→ WRITTEN INSTRUCTION: Give the number of lines that hold the string "code". Nothing else is needed.

──────── SUPPLIED DATA

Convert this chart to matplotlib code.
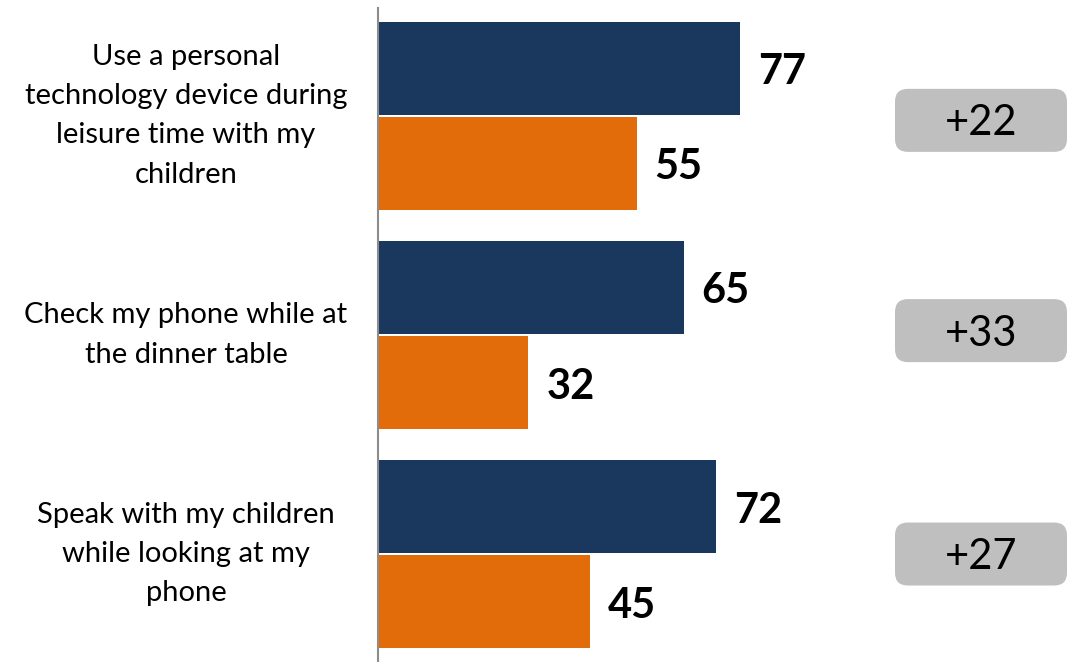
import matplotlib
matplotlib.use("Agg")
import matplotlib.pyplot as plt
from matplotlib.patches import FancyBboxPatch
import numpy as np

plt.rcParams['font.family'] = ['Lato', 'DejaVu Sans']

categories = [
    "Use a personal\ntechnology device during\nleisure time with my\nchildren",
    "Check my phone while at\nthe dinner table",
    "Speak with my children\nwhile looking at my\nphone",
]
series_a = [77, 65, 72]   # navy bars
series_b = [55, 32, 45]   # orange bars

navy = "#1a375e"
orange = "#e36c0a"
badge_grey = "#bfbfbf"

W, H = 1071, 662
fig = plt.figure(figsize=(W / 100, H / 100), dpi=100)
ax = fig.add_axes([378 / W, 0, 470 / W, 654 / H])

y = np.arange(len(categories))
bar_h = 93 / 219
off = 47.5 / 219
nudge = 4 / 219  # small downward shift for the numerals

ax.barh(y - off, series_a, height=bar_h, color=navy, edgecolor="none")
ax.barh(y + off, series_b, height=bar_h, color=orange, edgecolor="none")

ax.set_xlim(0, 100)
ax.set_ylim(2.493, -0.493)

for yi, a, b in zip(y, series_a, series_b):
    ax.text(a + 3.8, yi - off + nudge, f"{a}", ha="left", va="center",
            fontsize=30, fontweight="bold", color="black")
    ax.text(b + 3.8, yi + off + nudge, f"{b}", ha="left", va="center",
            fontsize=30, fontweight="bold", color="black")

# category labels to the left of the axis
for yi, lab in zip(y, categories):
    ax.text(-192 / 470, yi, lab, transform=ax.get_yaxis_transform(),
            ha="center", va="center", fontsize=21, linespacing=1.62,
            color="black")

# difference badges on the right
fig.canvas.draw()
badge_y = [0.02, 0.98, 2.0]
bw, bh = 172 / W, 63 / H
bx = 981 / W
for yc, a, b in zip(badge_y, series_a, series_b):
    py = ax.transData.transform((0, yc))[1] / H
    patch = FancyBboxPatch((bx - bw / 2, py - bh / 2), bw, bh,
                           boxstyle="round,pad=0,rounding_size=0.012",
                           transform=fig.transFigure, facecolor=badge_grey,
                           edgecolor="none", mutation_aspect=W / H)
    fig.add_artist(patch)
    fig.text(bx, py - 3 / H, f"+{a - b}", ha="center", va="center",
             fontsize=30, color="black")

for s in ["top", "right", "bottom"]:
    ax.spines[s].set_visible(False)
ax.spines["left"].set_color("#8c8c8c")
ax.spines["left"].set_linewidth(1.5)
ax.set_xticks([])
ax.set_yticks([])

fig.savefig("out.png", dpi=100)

────────────────
──────── SUPPLIED DATA

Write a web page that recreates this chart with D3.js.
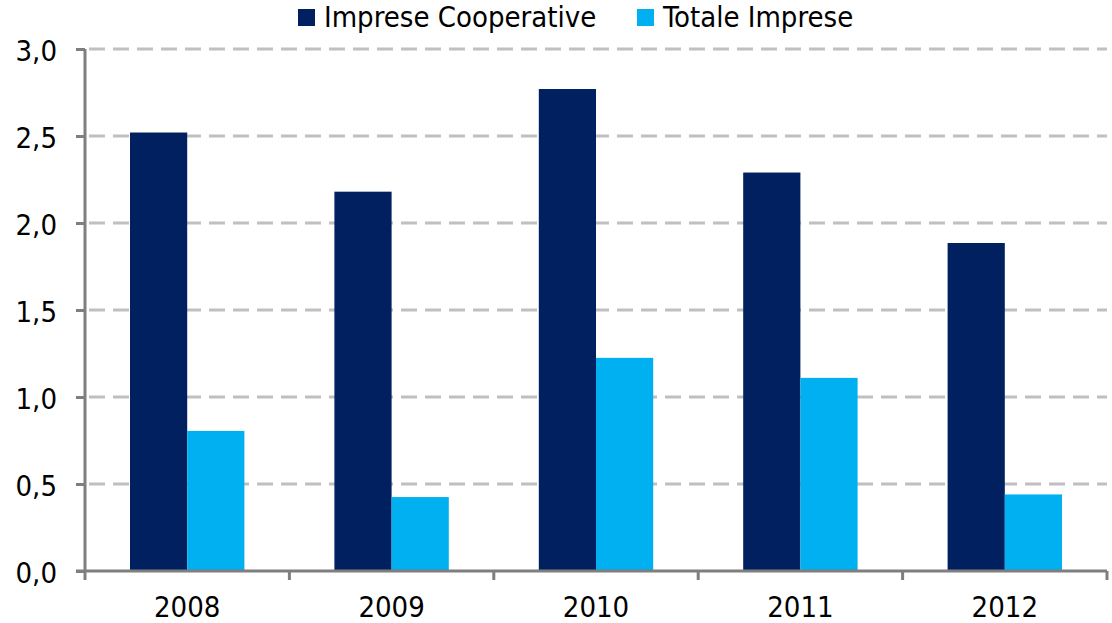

────────────────
──────── SUPPLIED DATA

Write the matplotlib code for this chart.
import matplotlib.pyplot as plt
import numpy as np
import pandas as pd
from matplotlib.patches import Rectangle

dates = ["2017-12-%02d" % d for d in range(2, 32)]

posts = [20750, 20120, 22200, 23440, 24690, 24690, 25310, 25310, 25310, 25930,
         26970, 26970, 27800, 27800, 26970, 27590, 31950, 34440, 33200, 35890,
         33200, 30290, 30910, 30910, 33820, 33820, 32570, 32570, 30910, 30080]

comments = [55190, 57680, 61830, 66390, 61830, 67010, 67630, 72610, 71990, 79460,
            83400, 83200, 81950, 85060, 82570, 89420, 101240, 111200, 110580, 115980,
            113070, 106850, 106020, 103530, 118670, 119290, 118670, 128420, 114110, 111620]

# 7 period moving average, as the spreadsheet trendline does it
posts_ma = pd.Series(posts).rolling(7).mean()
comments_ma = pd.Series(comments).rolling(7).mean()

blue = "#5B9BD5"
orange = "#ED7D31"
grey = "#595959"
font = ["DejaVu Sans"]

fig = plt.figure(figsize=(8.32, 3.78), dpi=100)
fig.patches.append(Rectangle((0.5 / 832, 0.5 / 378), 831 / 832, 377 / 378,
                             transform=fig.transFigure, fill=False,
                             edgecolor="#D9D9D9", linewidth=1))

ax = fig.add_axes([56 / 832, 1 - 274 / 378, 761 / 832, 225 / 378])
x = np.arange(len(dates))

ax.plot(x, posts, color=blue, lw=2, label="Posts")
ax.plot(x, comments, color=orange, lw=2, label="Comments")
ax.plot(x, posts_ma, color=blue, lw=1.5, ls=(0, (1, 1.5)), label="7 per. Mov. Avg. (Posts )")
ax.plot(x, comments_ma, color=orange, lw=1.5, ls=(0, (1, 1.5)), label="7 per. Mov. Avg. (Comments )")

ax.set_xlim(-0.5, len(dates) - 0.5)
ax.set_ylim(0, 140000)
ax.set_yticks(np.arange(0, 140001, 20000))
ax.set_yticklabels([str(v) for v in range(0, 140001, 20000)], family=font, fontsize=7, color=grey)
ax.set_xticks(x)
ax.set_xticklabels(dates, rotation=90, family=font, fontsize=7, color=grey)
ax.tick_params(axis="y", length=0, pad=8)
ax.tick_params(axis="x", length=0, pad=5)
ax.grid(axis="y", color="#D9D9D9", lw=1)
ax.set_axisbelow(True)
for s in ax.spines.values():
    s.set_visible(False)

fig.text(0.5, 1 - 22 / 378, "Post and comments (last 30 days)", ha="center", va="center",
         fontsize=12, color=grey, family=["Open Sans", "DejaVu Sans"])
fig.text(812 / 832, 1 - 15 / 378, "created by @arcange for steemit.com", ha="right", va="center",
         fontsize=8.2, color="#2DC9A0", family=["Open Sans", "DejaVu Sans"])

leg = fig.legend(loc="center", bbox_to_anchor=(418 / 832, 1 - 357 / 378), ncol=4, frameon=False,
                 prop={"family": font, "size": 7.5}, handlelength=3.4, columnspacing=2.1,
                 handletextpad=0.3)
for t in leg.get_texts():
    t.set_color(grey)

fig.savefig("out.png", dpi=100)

────────────────

→ OUTPUT BELOW: 2